California's latest housing developments aren't just built to code. They're built to survive wildfires.
Following the catastrophic fires of 2025, developers across California are rethinking how they build entire neighborhoods from the ground up. Instead of relying on individual homeowners to fireproof their properties, they're designing whole communities with fire resistance baked into every structure.
The problem with traditional fireproofing became painfully clear during recent disasters. "You can do your home perfectly, but if your neighbor didn't, you still have a fire risk," explains Roy Wright, CEO of the Insurance Institute for Business and Home Safety.
That vulnerability is exactly what these new developments aim to eliminate. By controlling the design and materials for every building in a neighborhood, developers can create a unified defense against flames.

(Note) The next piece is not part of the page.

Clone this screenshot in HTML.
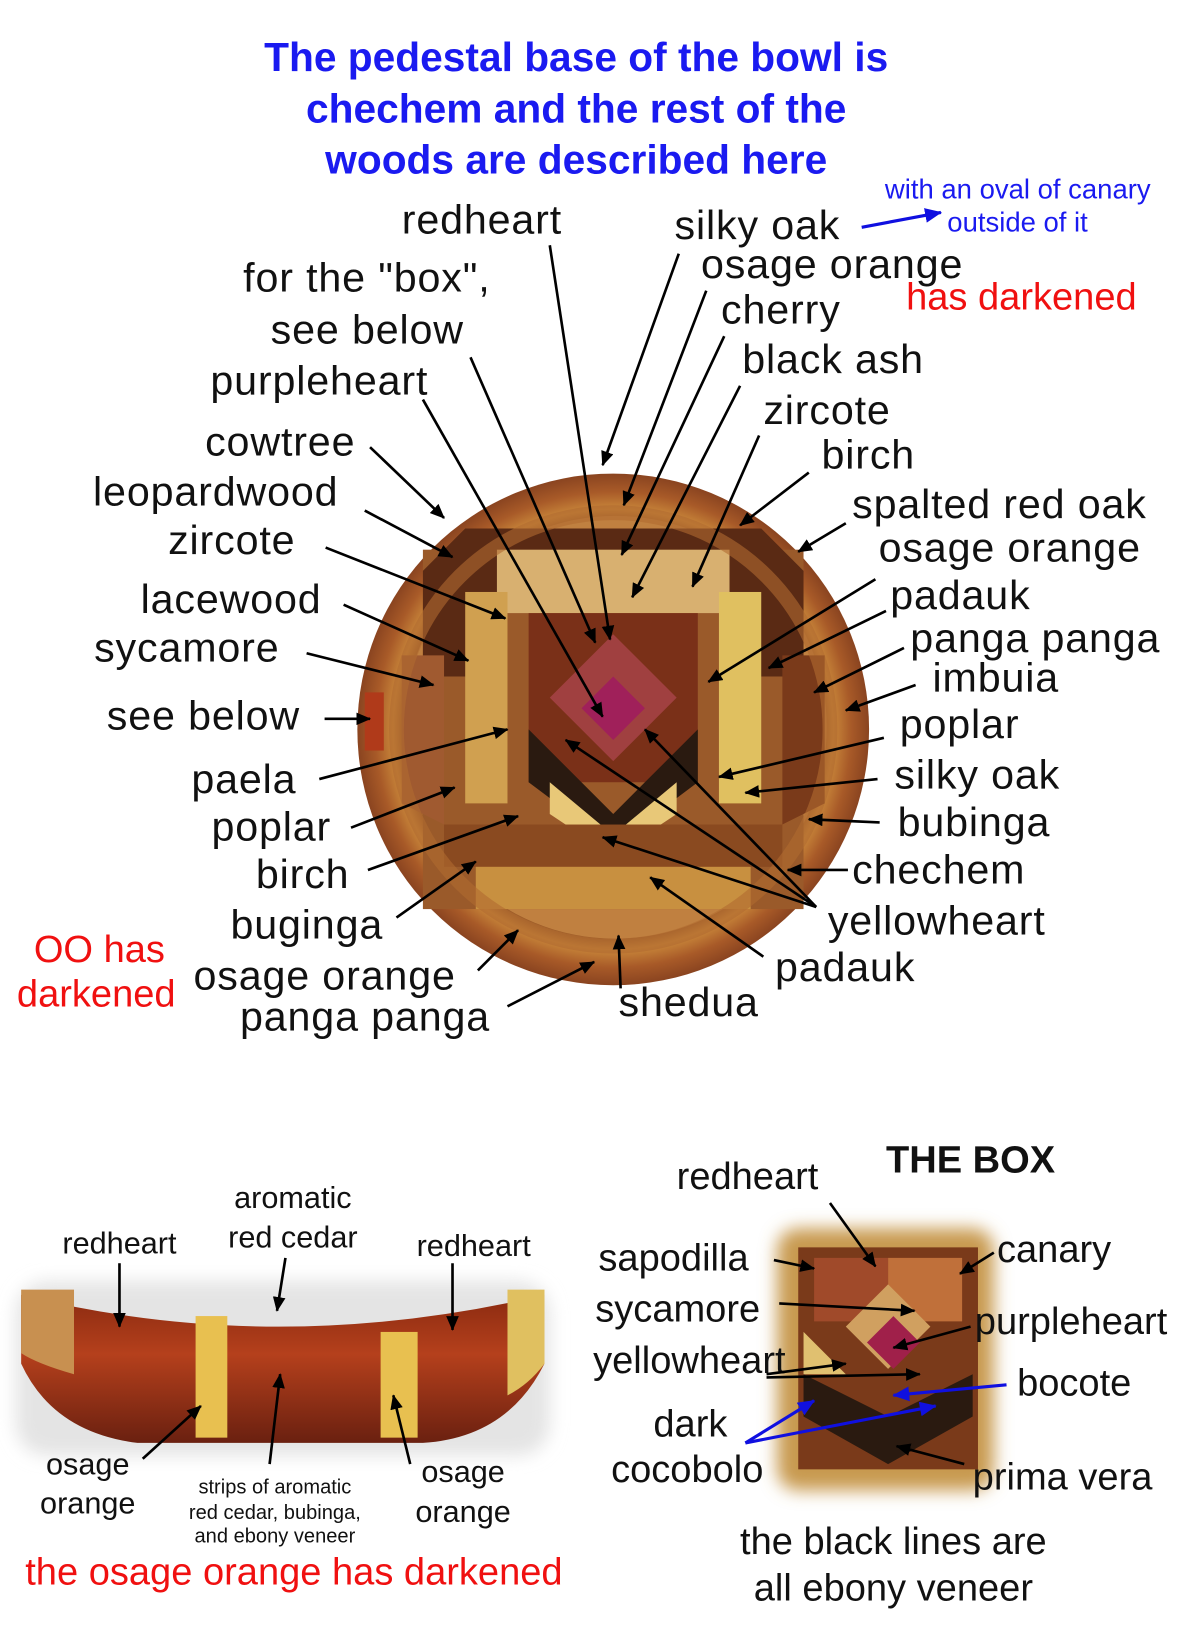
<!DOCTYPE html>
<html><head><meta charset="utf-8"><style>
html,body{margin:0;padding:0;background:#fff;}
svg{display:block;}
text{font-family:"Liberation Sans",Arial,sans-serif;}
</style></head><body>
<svg width="1200" height="1648" viewBox="0 0 1135 1559" preserveAspectRatio="none" xmlns="http://www.w3.org/2000/svg">
<defs>
<marker id="a" markerWidth="14" markerHeight="12" refX="13" refY="6" orient="auto" markerUnits="userSpaceOnUse" viewBox="0 0 14 12"><path d="M0,0 L14,6 L0,12 z" fill="#000"/></marker>
<marker id="ab" markerWidth="16" markerHeight="14" refX="15" refY="7" orient="auto" markerUnits="userSpaceOnUse" viewBox="0 0 16 14"><path d="M0,0 L16,7 L0,14 z" fill="#1010e0"/></marker>
<radialGradient id="rim" cx="0.5" cy="0.5" r="0.5">
<stop offset="0.78" stop-color="#7a3a1a"/><stop offset="0.86" stop-color="#c8863a"/><stop offset="0.93" stop-color="#a85a28"/><stop offset="1" stop-color="#8a4420"/></radialGradient>
<linearGradient id="side" x1="0" y1="0" x2="0" y2="1"><stop offset="0" stop-color="#8a2a10"/><stop offset="0.4" stop-color="#b5401c"/><stop offset="1" stop-color="#6a2010"/></linearGradient>
<filter id="bl"><feGaussianBlur stdDeviation="8"/></filter>
</defs>

<g font-weight="bold" font-size="38.5" fill="#1a1af0" text-anchor="middle">
<text x="545" y="67">The pedestal base of the bowl is</text>
<text x="545" y="116">chechem and the rest of the</text>
<text x="545" y="164">woods are described here</text>
</g>
<g font-size="26" fill="#1a1af0"><text x="837" y="188">with an oval of canary</text><text x="896" y="219">outside of it</text></g>
<line x1="815" y1="215" x2="890" y2="201" stroke="#1010e0" stroke-width="3" marker-end="url(#ab)"/>

<circle cx="580" cy="690" r="242" fill="url(#rim)"/>
<circle cx="582" cy="688" r="200" fill="#c08040"/>
<g>
<rect x="400" y="520" width="360" height="340" fill="#9a5a2a"/>
<polygon points="440,500 720,500 760,540 760,640 700,640 700,560 460,560 460,640 400,640 400,540" fill="#5a2a14"/>
<rect x="470" y="520" width="220" height="60" fill="#d8b070"/>
<rect x="440" y="560" width="40" height="200" fill="#d0a050"/>
<rect x="680" y="560" width="40" height="200" fill="#e0c060"/>
<polygon points="500,580 660,580 660,740 500,740" fill="#7a3018"/>
<polygon points="580,600 640,660 580,720 520,660" fill="#a04040"/>
<polygon points="580,640 610,670 580,700 550,670" fill="#a0205a"/>
<polygon points="500,690 580,770 660,690 660,740 580,800 500,740" fill="#2a1a10"/>
<polygon points="520,740 580,790 640,740 640,770 580,810 520,770" fill="#e8c878"/>
<rect x="420" y="780" width="320" height="40" fill="#8a4a20"/>
<rect x="450" y="820" width="260" height="40" fill="#c89040"/>
<polygon points="380,620 420,620 420,780 380,760" fill="#a05a30"/>
<polygon points="740,620 780,620 780,760 740,780" fill="#7a3a1a"/>
</g>
<circle cx="580" cy="690" r="205" fill="none" stroke="#b06a30" stroke-width="14" opacity="0.6"/>
<rect x="345" y="655" width="18" height="55" fill="#b03a1a"/>

<g font-size="39" letter-spacing="0.8" fill="#111">
<text x="380" y="221">redheart</text>
<text x="638" y="226">silky oak</text>
<text x="663" y="263">osage orange</text>
<text x="682" y="306">cherry</text>
<text x="702" y="353">black ash</text>
<text x="722" y="401">zircote</text>
<text x="777" y="443">birch</text>
<text x="806" y="490">spalted red oak</text>
<text x="831" y="531">osage orange</text>
<text x="842" y="576">padauk</text>
<text x="861" y="617">panga panga</text>
<text x="882" y="654">imbuia</text>
<text x="851" y="698">poplar</text>
<text x="846" y="746">silky oak</text>
<text x="849" y="791">bubinga</text>
<text x="806" y="836">chechem</text>
<text x="783" y="884">yellowheart</text>
<text x="733" y="928">padauk</text>
<text x="585" y="961">shedua</text>
<text x="230" y="276">for the "box",</text>
<text x="256" y="325">see below</text>
<text x="199" y="373">purpleheart</text>
<text x="194" y="431">cowtree</text>
<text x="88" y="478">leopardwood</text>
<text x="159" y="524">zircote</text>
<text x="133" y="580">lacewood</text>
<text x="89" y="626">sycamore</text>
<text x="101" y="690">see below</text>
<text x="181" y="750">paela</text>
<text x="200" y="795">poplar</text>
<text x="242" y="840">birch</text>
<text x="218" y="888">buginga</text>
<text x="183" y="936">osage orange</text>
<text x="227" y="975">panga panga</text>
</g>
<g font-size="36" fill="#f01010">
<text x="857" y="293">has darkened</text>
<text x="32" y="910">OO has</text>
<text x="16" y="952">darkened</text>
</g>

<g stroke="#000" stroke-width="2.5" marker-end="url(#a)" fill="none">
<line x1="520" y1="232" x2="577" y2="605"/>
<line x1="445" y1="338" x2="563" y2="608"/>
<line x1="400" y1="378" x2="570" y2="678"/>
<line x1="642" y1="240" x2="570" y2="440"/>
<line x1="668" y1="275" x2="590" y2="478"/>
<line x1="685" y1="318" x2="588" y2="525"/>
<line x1="700" y1="365" x2="598" y2="565"/>
<line x1="718" y1="412" x2="655" y2="555"/>
<line x1="765" y1="447" x2="700" y2="497"/>
<line x1="800" y1="495" x2="755" y2="522"/>
<line x1="828" y1="548" x2="670" y2="645"/>
<line x1="838" y1="578" x2="727" y2="632"/>
<line x1="855" y1="613" x2="770" y2="655"/>
<line x1="866" y1="648" x2="800" y2="672"/>
<line x1="836" y1="698" x2="680" y2="735"/>
<line x1="830" y1="737" x2="705" y2="750"/>
<line x1="832" y1="778" x2="765" y2="775"/>
<line x1="802" y1="823" x2="745" y2="823"/>
<line x1="772" y1="858" x2="535" y2="700"/>
<line x1="772" y1="858" x2="610" y2="690"/>
<line x1="772" y1="858" x2="570" y2="792"/>
<line x1="722" y1="905" x2="615" y2="830"/>
<line x1="587" y1="935" x2="585" y2="885"/>
<line x1="350" y1="423" x2="420" y2="490"/>
<line x1="345" y1="483" x2="428" y2="527"/>
<line x1="308" y1="518" x2="478" y2="585"/>
<line x1="325" y1="572" x2="443" y2="625"/>
<line x1="290" y1="618" x2="410" y2="648"/>
<line x1="307" y1="680" x2="350" y2="680"/>
<line x1="302" y1="737" x2="480" y2="690"/>
<line x1="332" y1="783" x2="430" y2="745"/>
<line x1="348" y1="823" x2="490" y2="772"/>
<line x1="375" y1="868" x2="450" y2="815"/>
<line x1="452" y1="918" x2="490" y2="880"/>
<line x1="480" y1="952" x2="562" y2="910"/>
</g>

<rect x="15" y="1212" width="505" height="165" rx="30" fill="#e4e4e4" filter="url(#bl)"/>
<path d="M20,1225 Q260,1285 515,1225 L515,1290 Q480,1360 400,1365 L130,1365 Q50,1355 20,1290 Z" fill="url(#side)"/>
<path d="M20,1220 L70,1220 L70,1300 Q35,1290 20,1280 Z" fill="#c89050"/>
<rect x="185" y="1245" width="30" height="115" fill="#e8c050"/>
<rect x="360" y="1260" width="35" height="100" fill="#e8c050"/>
<path d="M480,1220 L515,1220 L515,1290 Q500,1310 480,1320 Z" fill="#e0c060"/>
<g font-size="29" fill="#111" text-anchor="middle">
<text x="277" y="1143">aromatic</text>
<text x="277" y="1180">red cedar</text>
<text x="113" y="1186">redheart</text>
<text x="448" y="1188">redheart</text>
<text x="83" y="1395">osage</text>
<text x="83" y="1432">orange</text>
<text x="438" y="1402">osage</text>
<text x="438" y="1440">orange</text>
</g>
<g font-size="19" fill="#111" text-anchor="middle">
<text x="260" y="1413">strips of aromatic</text>
<text x="260" y="1437">red cedar, bubinga,</text>
<text x="260" y="1459">and ebony veneer</text>
</g>
<text x="278" y="1499" font-size="36" fill="#f01010" text-anchor="middle">the osage orange has darkened</text>
<g stroke="#000" stroke-width="2.5" marker-end="url(#a)">
<line x1="113" y1="1195" x2="113" y2="1255"/>
<line x1="270" y1="1190" x2="262" y2="1240"/>
<line x1="428" y1="1195" x2="428" y2="1258"/>
<line x1="135" y1="1380" x2="190" y2="1330"/>
<line x1="255" y1="1385" x2="265" y2="1300"/>
<line x1="388" y1="1385" x2="372" y2="1320"/>
</g>

<rect x="735" y="1162" width="205" height="248" rx="20" fill="#c89a50" filter="url(#bl)"/>
<rect x="755" y="1180" width="170" height="210" fill="#7a3a1a"/>
<polygon points="770,1190 840,1190 840,1250 770,1250" fill="#a04a2a"/>
<polygon points="840,1190 910,1190 910,1250 840,1250" fill="#c0703a"/>
<polygon points="840,1215 880,1255 840,1295 800,1255" fill="#d0a060"/>
<polygon points="845,1245 870,1270 845,1295 820,1270" fill="#a0204a"/>
<polygon points="760,1300 840,1340 920,1300 920,1340 840,1385 760,1340" fill="#2a1a10"/>
<polygon points="760,1260 800,1300 760,1300" fill="#e0c070"/>
<g font-size="36" fill="#111">
<text x="918" y="1109" font-weight="bold" text-anchor="middle">THE BOX</text>
<text x="640" y="1125">redheart</text>
<text x="566" y="1202">sapodilla</text>
<text x="563" y="1250">sycamore</text>
<text x="561" y="1299">yellowheart</text>
<text x="618" y="1359">dark</text>
<text x="578" y="1402">cocobolo</text>
<text x="943" y="1194">canary</text>
<text x="922" y="1262">purpleheart</text>
<text x="962" y="1320">bocote</text>
<text x="920" y="1409">prima vera</text>
<text x="845" y="1470" text-anchor="middle">the black lines are</text>
<text x="845" y="1514" text-anchor="middle">all ebony veneer</text>
</g>
<g stroke="#000" stroke-width="2.5" marker-end="url(#a)">
<line x1="785" y1="1138" x2="828" y2="1198"/>
<line x1="732" y1="1192" x2="770" y2="1200"/>
<line x1="737" y1="1233" x2="865" y2="1240"/>
<line x1="725" y1="1300" x2="800" y2="1290"/>
<line x1="725" y1="1303" x2="870" y2="1300"/>
<line x1="940" y1="1185" x2="908" y2="1205"/>
<line x1="918" y1="1255" x2="845" y2="1275"/>
<line x1="912" y1="1385" x2="848" y2="1368"/>
</g>
<g stroke="#1010e0" stroke-width="3" marker-end="url(#ab)">
<line x1="952" y1="1310" x2="845" y2="1320"/>
<line x1="705" y1="1365" x2="770" y2="1325"/>
<line x1="705" y1="1365" x2="885" y2="1330"/>
</g>
</svg>
</body></html>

The approach borrows from successful urban fire prevention strategies that work best when entire communities participate. But rather than trying to convince existing homeowners to retrofit their properties, these builders are starting fresh with fire-resistant materials and strategic layouts from day one.
The Ripple Effect
This neighborhood-wide strategy could transform how California approaches wildfire risk in growing communities. When every home meets the same fire-resistant standards, the protective benefit multiplies across the entire development.
Insurance companies are paying attention too. Homes in fire-resistant neighborhoods could see lower premiums, making fireproofing not just a safety measure but an economic advantage for future residents.
The model also offers hope for communities rebuilding after fires. Towns starting from scratch have a rare opportunity to implement comprehensive fire resistance that would be nearly impossible to achieve in established neighborhoods.
Communities across the West are watching California's experiment closely, as wildfire risk continues spreading beyond traditional fire zones. If these developments prove successful, they could become the blueprint for safer housing in fire-prone regions nationwide.
One neighborhood at a time, California is showing that the best defense against wildfires isn't just building smarter homes but building smarter together.